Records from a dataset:
>> Begin

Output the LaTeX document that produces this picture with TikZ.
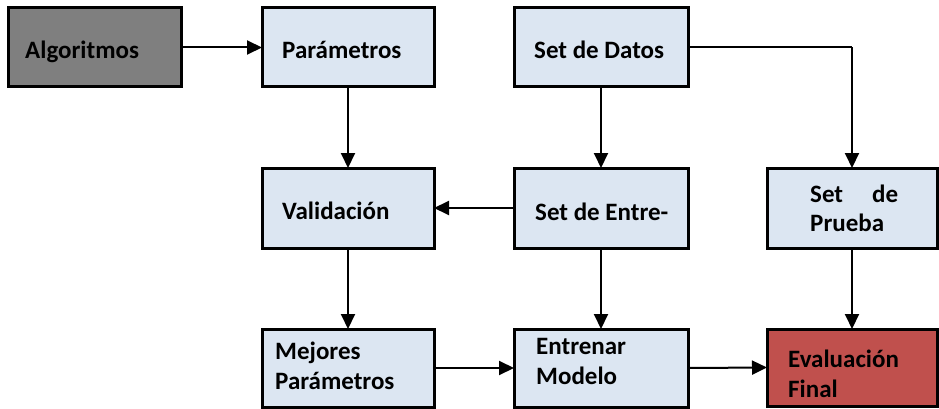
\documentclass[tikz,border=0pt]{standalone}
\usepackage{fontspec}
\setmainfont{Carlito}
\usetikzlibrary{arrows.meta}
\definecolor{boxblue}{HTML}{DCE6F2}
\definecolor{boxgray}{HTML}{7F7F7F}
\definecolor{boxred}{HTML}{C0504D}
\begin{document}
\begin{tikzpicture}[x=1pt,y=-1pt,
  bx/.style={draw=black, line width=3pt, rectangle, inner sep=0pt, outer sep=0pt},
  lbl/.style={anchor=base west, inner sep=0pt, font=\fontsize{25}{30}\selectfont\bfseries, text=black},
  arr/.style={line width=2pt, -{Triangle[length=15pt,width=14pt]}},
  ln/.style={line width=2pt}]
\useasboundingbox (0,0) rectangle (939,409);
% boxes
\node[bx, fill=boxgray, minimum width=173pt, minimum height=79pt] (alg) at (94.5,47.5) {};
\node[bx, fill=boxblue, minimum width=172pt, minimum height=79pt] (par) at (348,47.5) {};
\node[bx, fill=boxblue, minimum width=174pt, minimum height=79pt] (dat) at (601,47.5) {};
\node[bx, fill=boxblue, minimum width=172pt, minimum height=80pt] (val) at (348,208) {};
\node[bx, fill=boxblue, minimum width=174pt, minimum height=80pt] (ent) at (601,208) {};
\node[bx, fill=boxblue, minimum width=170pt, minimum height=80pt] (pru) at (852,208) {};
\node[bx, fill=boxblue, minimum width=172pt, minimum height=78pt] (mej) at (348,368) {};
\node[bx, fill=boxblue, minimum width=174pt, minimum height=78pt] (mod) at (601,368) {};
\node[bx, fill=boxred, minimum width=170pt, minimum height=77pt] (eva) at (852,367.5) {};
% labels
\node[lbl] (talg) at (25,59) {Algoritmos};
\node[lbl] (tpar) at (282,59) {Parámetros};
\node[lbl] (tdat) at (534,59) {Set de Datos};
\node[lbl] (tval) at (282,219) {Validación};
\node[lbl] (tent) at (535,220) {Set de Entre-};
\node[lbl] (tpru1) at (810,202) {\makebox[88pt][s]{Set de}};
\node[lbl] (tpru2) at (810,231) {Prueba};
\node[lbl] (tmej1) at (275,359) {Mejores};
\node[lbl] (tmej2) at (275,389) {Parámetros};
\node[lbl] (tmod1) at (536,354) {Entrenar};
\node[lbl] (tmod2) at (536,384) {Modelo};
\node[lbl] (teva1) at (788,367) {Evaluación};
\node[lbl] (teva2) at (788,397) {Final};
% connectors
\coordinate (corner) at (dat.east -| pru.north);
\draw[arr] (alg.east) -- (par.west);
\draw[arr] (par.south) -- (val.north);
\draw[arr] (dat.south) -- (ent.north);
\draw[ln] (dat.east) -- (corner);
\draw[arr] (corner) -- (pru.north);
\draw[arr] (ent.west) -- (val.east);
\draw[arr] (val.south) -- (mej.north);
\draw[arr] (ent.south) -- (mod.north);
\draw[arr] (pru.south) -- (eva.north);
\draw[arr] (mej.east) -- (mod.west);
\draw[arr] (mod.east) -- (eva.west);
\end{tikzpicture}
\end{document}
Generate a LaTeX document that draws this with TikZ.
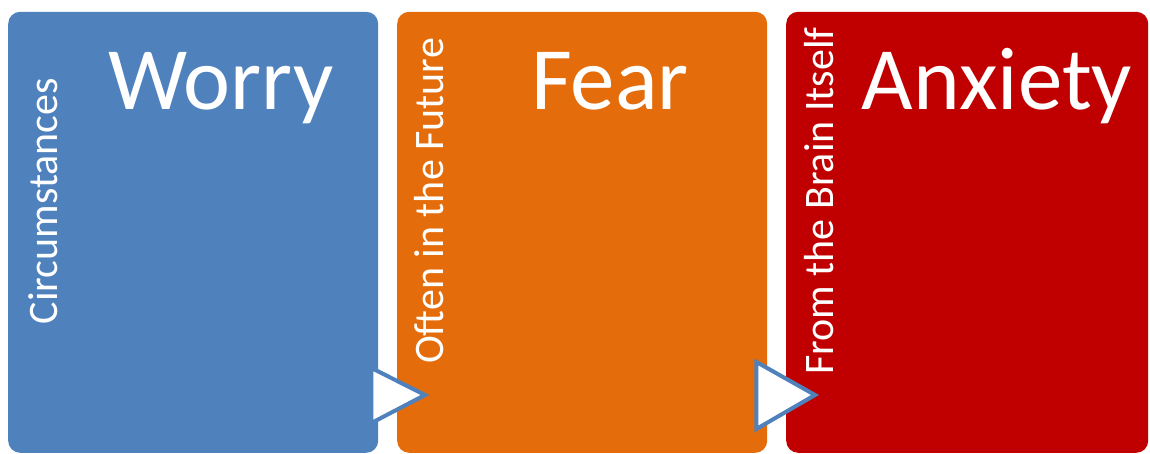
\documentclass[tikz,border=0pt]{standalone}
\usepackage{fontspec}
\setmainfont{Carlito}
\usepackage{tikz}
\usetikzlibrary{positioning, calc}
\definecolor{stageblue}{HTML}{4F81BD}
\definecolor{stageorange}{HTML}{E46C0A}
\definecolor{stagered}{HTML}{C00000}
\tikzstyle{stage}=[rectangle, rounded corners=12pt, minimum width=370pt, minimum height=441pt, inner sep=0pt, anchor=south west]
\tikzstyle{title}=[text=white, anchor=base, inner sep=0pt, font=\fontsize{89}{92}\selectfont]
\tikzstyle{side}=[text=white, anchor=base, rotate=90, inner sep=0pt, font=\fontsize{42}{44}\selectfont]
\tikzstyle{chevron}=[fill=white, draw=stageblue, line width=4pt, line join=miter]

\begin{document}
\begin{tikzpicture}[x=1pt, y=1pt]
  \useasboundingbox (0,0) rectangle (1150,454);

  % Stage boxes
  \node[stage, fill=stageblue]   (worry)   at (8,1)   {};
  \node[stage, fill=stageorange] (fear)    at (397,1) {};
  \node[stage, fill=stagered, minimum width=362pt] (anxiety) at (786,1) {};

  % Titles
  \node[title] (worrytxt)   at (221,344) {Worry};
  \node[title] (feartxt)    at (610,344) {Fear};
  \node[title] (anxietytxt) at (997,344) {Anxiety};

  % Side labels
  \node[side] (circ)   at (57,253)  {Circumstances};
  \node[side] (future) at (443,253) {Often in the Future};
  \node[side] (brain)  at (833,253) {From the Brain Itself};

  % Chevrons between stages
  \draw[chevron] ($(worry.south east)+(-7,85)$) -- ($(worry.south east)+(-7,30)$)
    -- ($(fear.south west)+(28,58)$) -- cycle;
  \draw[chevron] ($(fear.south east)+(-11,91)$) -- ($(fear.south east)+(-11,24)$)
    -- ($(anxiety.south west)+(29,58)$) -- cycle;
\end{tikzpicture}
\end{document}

>> End

## TASK DIRECTIONS
Go through the data and count each line that has the word "this", then give the total alone.

## EXERCISE RESPONSE
2